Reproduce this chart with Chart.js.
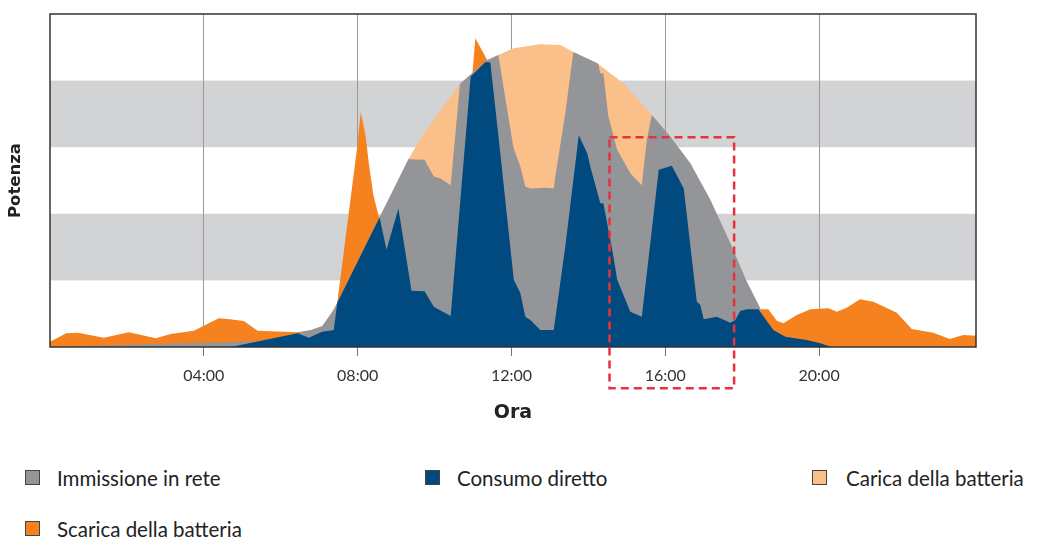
<!DOCTYPE html>
<html>
<head>
<meta charset="utf-8">
<script src="https://cdn.jsdelivr.net/npm/chart.js@4/dist/chart.umd.min.js"></script>
<style>
  body { margin: 0; background: #fff; font-family: Lato, sans-serif; }
  #wrap { position: absolute; left: 0; top: 0; width: 1037px; height: 430px; }
  .item { position: absolute; font-size: 20.5px; color: #222; line-height: 20px; white-space: nowrap; }
  .item .box { position: absolute; left: 0; top: 2px; width: 15px; height: 15px; border: 1px solid #444; box-sizing: border-box; }
  .item span.txt { position: absolute; white-space: nowrap; }
</style>
</head>
<body>
<div id="wrap"><canvas id="chart" width="1037" height="430"></canvas></div>
<div id="legend"></div>
<script>
// hours of day on x, power (arbitrary units 0..5) on y
const tickHours = [4, 8, 12, 16, 20];
const tickLabels = ['04:00', '08:00', '12:00', '16:00', '20:00'];

const directHours = [0, 4.70, 6.44, 6.73, 7.08, 7.38, 7.47, 8.57, 8.75, 9.06, 9.40, 9.74, 9.98, 10.42, 10.94, 11.32, 11.45, 11.71, 12.06, 12.23, 12.36, 12.49, 12.75, 13.10, 13.40, 13.75, 13.97, 14.05, 14.31, 14.39, 14.62, 14.75, 15.09, 15.39, 15.83, 16.17, 16.48, 16.82, 16.91, 17.00, 17.34, 17.69, 17.82, 17.95, 18.12, 18.42, 18.81, 19.12, 19.68, 20.03, 20.33, 24.08];
const directValues = [0, 0, 0.206, 0.14, 0.23, 0.255, 0.665, 1.95, 1.46, 2.08, 0.845, 0.836, 0.605, 0.465, 4.06, 4.28, 4.27, 2.91, 1.01, 0.81, 0.455, 0.405, 0.255, 0.255, 1.51, 3.18, 2.91, 2.71, 2.16, 2.16, 1.46, 1.01, 0.53, 0.455, 2.66, 2.72, 2.38, 0.68, 0.63, 0.416, 0.455, 0.365, 0.405, 0.54, 0.566, 0.566, 0.255, 0.155, 0.105, 0.056, 0, 0];

const feedInHours = [0, 6.30, 6.44, 6.78, 7.08, 7.38, 7.47, 9.32, 9.74, 9.98, 10.16, 10.42, 10.66, 10.68, 11.37, 11.66, 11.79, 12.05, 12.23, 12.36, 12.49, 12.93, 13.10, 13.14, 13.40, 13.61, 14.23, 14.26, 14.31, 14.39, 14.52, 14.75, 15.09, 15.39, 15.52, 15.65, 16.13, 16.65, 17.17, 17.69, 18.12, 18.47, 18.60, 24.08];
const feedInValues = [0, 0.1, 0.22, 0.255, 0.315, 0.556, 0.665, 2.82, 2.81, 2.56, 2.53, 2.43, 3.945, 3.96, 4.31, 4.385, 3.91, 3.0, 2.71, 2.41, 2.38, 2.39, 2.38, 2.56, 3.51, 4.43, 4.26, 4.247, 4.11, 4.11, 3.46, 2.96, 2.61, 2.43, 3.11, 3.483, 3.16, 2.76, 2.21, 1.56, 0.98, 0.58, 0, 0];

const chargeHours = [0, 6.40, 7.08, 7.47, 9.32, 9.64, 10.16, 10.68, 11.37, 12.05, 12.75, 13.27, 13.61, 14.23, 14.91, 15.61, 16.13, 16.65, 17.17, 17.69, 18.12, 18.47, 18.60, 24.08];
const chargeValues = [0, 0, 0.3, 0.665, 2.82, 3.13, 3.56, 3.96, 4.31, 4.485, 4.545, 4.535, 4.43, 4.26, 3.96, 3.51, 3.16, 2.76, 2.21, 1.56, 0.98, 0.58, 0, 0];

const dischargeHours = [0, 0.05, 0.42, 0.73, 1.40, 2.05, 2.75, 3.14, 3.74, 4.39, 4.62, 5.04, 5.40, 6.44, 7.04, 7.38, 7.47, 7.99, 8.08, 8.21, 8.29, 8.41, 8.55, 8.70, 10.16, 10.95, 11.06, 11.37, 11.50, 11.71, 17.70, 17.95, 18.42, 18.68, 18.90, 19.07, 19.42, 19.77, 20.24, 20.46, 20.72, 21.06, 21.41, 22.02, 22.41, 22.97, 23.40, 23.75, 24.08];
const dischargeValues = [0.08, 0.095, 0.206, 0.215, 0.14, 0.22, 0.13, 0.195, 0.245, 0.43, 0.42, 0.39, 0.245, 0.22, 0.16, 0.25, 0.665, 3.01, 3.53, 3.16, 2.76, 2.28, 1.96, 1.0, 2.2, 3.86, 4.635, 4.31, 3.4, 0, 0, 0.405, 0.566, 0.566, 0.395, 0.356, 0.48, 0.566, 0.58, 0.53, 0.59, 0.716, 0.68, 0.515, 0.27, 0.215, 0.12, 0.18, 0.17];

const bands = [[1, 2], [3, 4]];
const highlight = { from: 14.55, to: 17.79, top: 3.15, bottom: -0.62 };

const series = [
    { label: 'Immissione in rete', hours: feedInHours, values: feedInValues, color: '#939598', order: 2 },
    { label: 'Consumo diretto', hours: directHours, values: directValues, color: '#004a7f', order: 1 },
    { label: 'Carica della batteria', hours: chargeHours, values: chargeValues, color: '#fbbf8a', order: 3 },
    { label: 'Scarica della batteria', hours: dischargeHours, values: dischargeValues, color: '#f5821f', order: 4 }
];

// html legend, laid out like the original grid
const legendSpots = [[25, 468], [425, 468], [812, 468], [25, 519]];
const legend = document.getElementById('legend');
series.forEach((s, i) => {
    const el = document.createElement('div');
    el.className = 'item';
    el.style.left = legendSpots[i][0] + 'px';
    el.style.top = legendSpots[i][1] + 'px';
    el.innerHTML = '<div class="box" style="background:' + s.color + '"></div><span class="txt" style="left:' + (i === 2 ? 34 : 32) + 'px">' + s.label + '</span>';
    legend.appendChild(el);
});

const backdrop = {
    id: 'backdrop',
    beforeDraw(chart) {
        const { ctx, chartArea: a, scales: { y } } = chart;
        ctx.save();
        ctx.fillStyle = '#d1d3d4';
        bands.forEach(b => {
            const top = y.getPixelForValue(b[1]);
            const bottom = y.getPixelForValue(b[0]);
            ctx.fillRect(a.left, top, a.right - a.left, bottom - top);
        });
        ctx.restore();
    },
    afterDatasetsDraw(chart) {
        const { ctx, chartArea: a } = chart;
        ctx.save();
        ctx.strokeStyle = '#333';
        ctx.lineWidth = 1.5;
        ctx.strokeRect(a.left, a.top, a.right - a.left, a.bottom - a.top);
        ctx.restore();
    },
    afterDraw(chart) {
        const { ctx, scales: { x, y } } = chart;
        const l = x.getPixelForValue(highlight.from);
        const r = x.getPixelForValue(highlight.to);
        const t = y.getPixelForValue(highlight.top);
        const b = y.getPixelForValue(highlight.bottom);
        ctx.save();
        ctx.strokeStyle = '#e5323b';
        ctx.lineWidth = 2.5;
        ctx.setLineDash([8, 5]);
        ctx.strokeRect(l, t, r - l, b - t);
        ctx.restore();
    }
};

Chart.defaults.font.family = 'Lato, sans-serif';

new Chart(document.getElementById('chart'), {
    type: 'line',
    data: {
        datasets: series.map(s => ({
            label: s.label,
            data: s.hours.map((h, i) => ({ x: h, y: s.values[i] })),
            backgroundColor: s.color,
            borderColor: s.color,
            borderWidth: 0,
            pointRadius: 0,
            tension: 0,
            fill: 'origin',
            order: s.order
        }))
    },
    options: {
        responsive: false,
        animation: false,
        devicePixelRatio: 1,
        layout: { padding: { top: 14, right: 61, left: 0, bottom: 0 } },
        plugins: { legend: { display: false }, tooltip: { enabled: false } },
        scales: {
            x: {
                type: 'linear',
                min: 0,
                max: 24.08,
                afterBuildTicks: axis => { axis.ticks = tickHours.map(v => ({ value: v })); },
                afterFit: axis => { axis.height = 83; },
                ticks: {
                    callback: (v, i) => tickLabels[i],
                    color: '#333',
                    font: { size: 16 },
                    padding: 10,
                    maxRotation: 0
                },
                grid: { color: '#9a9a9a', lineWidth: 1, tickLength: 9, tickColor: '#777' },
                border: { display: false },
                title: { display: true, text: 'Ora', color: '#222', font: { family: 'DejaVu Sans', size: 19, weight: 'bold' }, padding: { top: 4, bottom: 6 } }
            },
            y: {
                min: 0,
                max: 5,
                afterFit: axis => { axis.width = 50; },
                ticks: { display: false },
                grid: { display: false },
                border: { display: false },
                title: { display: true, text: 'Potenza', color: '#222', font: { family: 'DejaVu Sans', size: 16.5, weight: 'bold' }, padding: { top: 6, bottom: 4 } }
            }
        }
    },
    plugins: [backdrop]
});
</script>
</body>
</html>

--------------------------------------------------

PROBLEM REQUIREMENTS> Make an exact copy of the lines from the top of the material through the line with "['04:00', '08:00', '12:00', '16:00', '20:00'];", pictures excluded.

SOLUTION FOR THIS TASK>
Reproduce this chart with Chart.js.
<!DOCTYPE html>
<html>
<head>
<meta charset="utf-8">
<script src="https://cdn.jsdelivr.net/npm/chart.js@4/dist/chart.umd.min.js"></script>
<style>
  body { margin: 0; background: #fff; font-family: Lato, sans-serif; }
  #wrap { position: absolute; left: 0; top: 0; width: 1037px; height: 430px; }
  .item { position: absolute; font-size: 20.5px; color: #222; line-height: 20px; white-space: nowrap; }
  .item .box { position: absolute; left: 0; top: 2px; width: 15px; height: 15px; border: 1px solid #444; box-sizing: border-box; }
  .item span.txt { position: absolute; white-space: nowrap; }
</style>
</head>
<body>
<div id="wrap"><canvas id="chart" width="1037" height="430"></canvas></div>
<div id="legend"></div>
<script>
// hours of day on x, power (arbitrary units 0..5) on y
const tickHours = [4, 8, 12, 16, 20];
const tickLabels = ['04:00', '08:00', '12:00', '16:00', '20:00'];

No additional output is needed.